The Client Assets Resolution Pack – the ‘CASS RP’ – helps speed up the return of client money and assets (client assets) if a firm fails. Find out about these documents and if your firm is affected.
Our rules on this require firms holding client assets from investment business to keep certain new and existing documents and records relating to client assets in a CASS RP. This is so they can be retrieved promptly if the firm fails – while the firm is a going concern, as well as when the firm has become a gone concern.
The rules are aimed at reducing the impact of firms’ failure on clients by requiring firms to have a CASS RP. A CASS RP will facilitate the return of client money and assets if a firm fails.
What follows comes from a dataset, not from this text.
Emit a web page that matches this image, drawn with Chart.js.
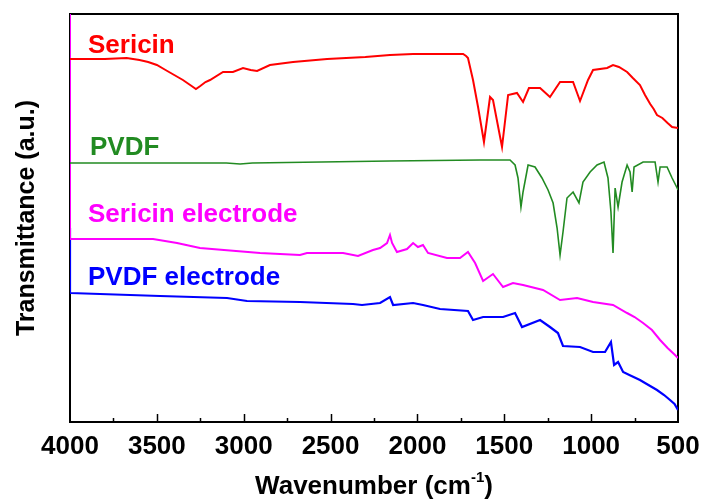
<!DOCTYPE html>
<html>
<head>
<meta charset="utf-8">
<style>
  html, body { margin: 0; padding: 0; background: #fff; }
  #wrap { width: 703px; height: 504px; }
</style>
<script src="https://cdn.jsdelivr.net/npm/chart.js@4/dist/chart.umd.min.js"></script>
</head>
<body>
<div id="wrap"><canvas id="ftir"></canvas></div>
<script>
// ========== DATA ==========
const xTicks = [500, 1000, 1500, 2000, 2500, 3000, 3500, 4000];

const sericinWn = [4000, 3800, 3674, 3600, 3550, 3500, 3450, 3400, 3350, 3300, 3275, 3250, 3220, 3194, 3119, 3062, 3004, 2960, 2923, 2849, 2716, 2520, 2300, 2158, 2025, 1870, 1737, 1720, 1709, 1680, 1651, 1617, 1582, 1565, 1513, 1478, 1427, 1392, 1358, 1294, 1237, 1179, 1104, 1064, 1018, 989, 908, 874, 840, 793, 760, 719, 690, 660, 640, 621, 590, 560, 534, 500];
const sericinT = [363, 363, 364, 362, 360, 357, 352, 347, 342, 336, 333, 336, 340, 342, 350, 350, 354, 352, 351, 357, 360, 363, 365, 367, 368, 368, 368, 366, 364, 342, 315, 280, 325, 322, 275, 327, 329, 320, 334, 334, 325, 340, 340, 321, 342, 352, 354, 357, 355, 350, 344, 337, 327, 318, 313, 307, 304, 299, 295, 294];

const pvdfWn = [4000, 3100, 3021, 2950, 2158, 1640, 1467, 1438, 1421, 1404, 1392, 1363, 1323, 1283, 1248, 1219, 1196, 1179, 1162, 1139, 1104, 1070, 1047, 1006, 966, 926, 903, 886, 874, 862, 845, 822, 793, 776, 764, 753, 701, 632, 615, 603, 563, 534, 505, 500];
const pvdfT = [259, 259, 258, 259, 261, 262, 262, 257, 244, 215, 230, 257, 255, 244, 232, 219, 194, 167, 190, 224, 230, 219, 240, 250, 257, 260, 244, 210, 169, 234, 215, 240, 257, 250, 230, 255, 260, 260, 240, 255, 255, 244, 234, 232];

const serElecWn = [4000, 4000, 3522, 3384, 3252, 2906, 2676, 2636, 2428, 2342, 2256, 2215, 2175, 2158, 2146, 2118, 2060, 2025, 1997, 1968, 1939, 1830, 1755, 1709, 1668, 1622, 1565, 1507, 1450, 1392, 1277, 1179, 1081, 989, 874, 793, 750, 701, 650, 603, 560, 517, 500];
const serElecT = [408, 183, 183, 179, 174, 169, 167, 169, 169, 166, 172, 174, 179, 187, 179, 170, 173, 179, 175, 177, 169, 164, 164, 170, 159, 141, 148, 135, 139, 137, 132, 122, 124, 120, 117, 109, 105, 99, 92, 82, 74, 67, 64];

const pvdfElecWn = [4000, 4000, 3482, 3096, 2981, 2676, 2371, 2319, 2215, 2158, 2140, 2025, 1968, 1870, 1709, 1680, 1622, 1507, 1438, 1398, 1294, 1237, 1191, 1162, 1064, 989, 920, 886, 868, 845, 816, 780, 719, 680, 621, 580, 546, 520, 500];
const pvdfElecT = [194, 129, 126, 124, 121, 120, 118, 117, 119, 125, 117, 119, 117, 113, 111, 102, 105, 105, 109, 95, 102, 95, 89, 76, 75, 70, 70, 80, 57, 60, 50, 47, 42, 38, 32, 27, 22, 18, 12];

const seriesNames = ["Sericin", "PVDF", "Sericin electrode", "PVDF electrode"];
const seriesColors = ["#ff0000", "#228b22", "#ff00ff", "#0000ff"];

// ========== HELPERS ==========
const toPoints = (wn, t) => wn.map((x, i) => ({ x: x, y: t[i] }));

const FONT = "'Liberation Sans', Arial, sans-serif";

// frame, inward ticks, series names and axis titles
const decorPlugin = {
  id: "decor",
  beforeDatasetsDraw(chart) {
    const { ctx, chartArea: a, scales } = chart;
    const xs = scales.x;
    ctx.save();
    ctx.strokeStyle = "#000";
    ctx.lineWidth = 2;
    ctx.strokeRect(a.left, a.top, a.right - a.left, a.bottom - a.top);
    ctx.lineWidth = 1.5;
    for (let v = 750; v < 4000; v += 250) {
      const px = Math.round(xs.getPixelForValue(v)) + 0.5;
      const len = v % 500 === 0 ? 8 : 4;
      ctx.beginPath();
      ctx.moveTo(px, a.bottom);
      ctx.lineTo(px, a.bottom - len);
      ctx.stroke();
    }
    ctx.restore();
  },
  afterDatasetsDraw(chart) {
    const { ctx, chartArea: a } = chart;
    ctx.save();
    // series names
    const labelPos = [[88, 53], [90, 155], [88, 222], [88, 285]];
    ctx.font = "bold 26px " + FONT;
    ctx.textAlign = "left";
    ctx.textBaseline = "alphabetic";
    seriesNames.forEach((name, i) => {
      ctx.fillStyle = seriesColors[i];
      ctx.fillText(name, labelPos[i][0], labelPos[i][1]);
    });

    // x title with superscript
    ctx.fillStyle = "#000";
    const main = "Wavenumber (cm";
    const sup = "-1";
    const tail = ")";
    ctx.font = "bold 26px " + FONT;
    const wMain = ctx.measureText(main).width;
    const wTail = ctx.measureText(tail).width;
    ctx.font = "bold 15px " + FONT;
    const wSup = ctx.measureText(sup).width;
    const total = wMain + wSup + wTail;
    const x0 = (a.left + a.right) / 2 - total / 2;
    const base = 494;
    ctx.font = "bold 26px " + FONT;
    ctx.fillText(main, x0, base);
    ctx.font = "bold 15px " + FONT;
    ctx.fillText(sup, x0 + wMain, base - 12);
    ctx.font = "bold 26px " + FONT;
    ctx.fillText(tail, x0 + wMain + wSup, base);

    // y title
    ctx.translate(34, (a.top + a.bottom) / 2);
    ctx.rotate(-Math.PI / 2);
    ctx.textAlign = "center";
    ctx.font = "bold 25px " + FONT;
    ctx.fillText("Transmittance (a.u.)", 0, 0);
    ctx.restore();
  },
};

// ========== CHART ==========
const datasetPairs = [
  [sericinWn, sericinT, 2],
  [pvdfWn, pvdfT, 1.6],
  [serElecWn, serElecT, 2],
  [pvdfElecWn, pvdfElecT, 2.2],
];

new Chart(document.getElementById("ftir"), {
  type: "line",
  data: {
    datasets: datasetPairs.map((p, i) => ({
      label: seriesNames[i],
      data: toPoints(p[0], p[1]),
      borderColor: seriesColors[i],
      borderWidth: p[2],
      pointRadius: 0,
      tension: 0,
      fill: false,
    })),
  },
  options: {
    responsive: true,
    maintainAspectRatio: false,
    animation: false,
    events: [],
    layout: { padding: { left: 70, right: 25, top: 14, bottom: 0 } },
    plugins: { legend: { display: false }, tooltip: { enabled: false } },
    scales: {
      x: {
        type: "linear",
        reverse: true,
        min: 500,
        max: 4000,
        afterFit: (s) => { s.height = 82; },
        afterBuildTicks: (s) => { s.ticks = xTicks.map((v) => ({ value: v })); },
        grid: { display: false, drawTicks: false },
        border: { display: false },
        ticks: {
          color: "#000",
          padding: 9,
          maxRotation: 0,
          autoSkip: false,
          callback: (v) => String(v),
          font: { family: FONT, size: 26, weight: "bold" },
        },
      },
      y: {
        display: false,
        min: 0,
        max: 408,
      },
    },
  },
  plugins: [decorPlugin],
});
</script>
</body>
</html>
The provisions are in Chapter 10 of the Client Assets Sourcebook (CASS 10)[1].
CASS RP: contents
The CASS RP contains documents and records (for example the latest client money reconciliations and a list of custodians where custody assets are held) that would help an insolvency practitioner (IP) return client assets more quickly following an investment firm failure.
How to hold these records
You do not have to physically duplicate existing records and you can hold CASS RP documents in electronic form.
You can set out how to retrieve these existing records in a master document, as long as your firm is able to retrieve the documents within the timeline specified in the rules, both as an ongoing and a gone concern.
Is your firm affected?
Your firm needs to maintain a CASS RP if it is a firm to which either or both of CASS 6[2] (the custody rules) and CASS 7[3] (the client money rules) apply by virtue of their client assets holdings. Firms must maintain a CASS RP for the whole period they hold client assets and they should ensure that they have a CASS RP in place from the moment they begin to hold client assets.
You do not need a CASS RP if CASS 6[2] applies to your firm only because it arranges safeguarding and administration of assets. See CASS 10.1[4].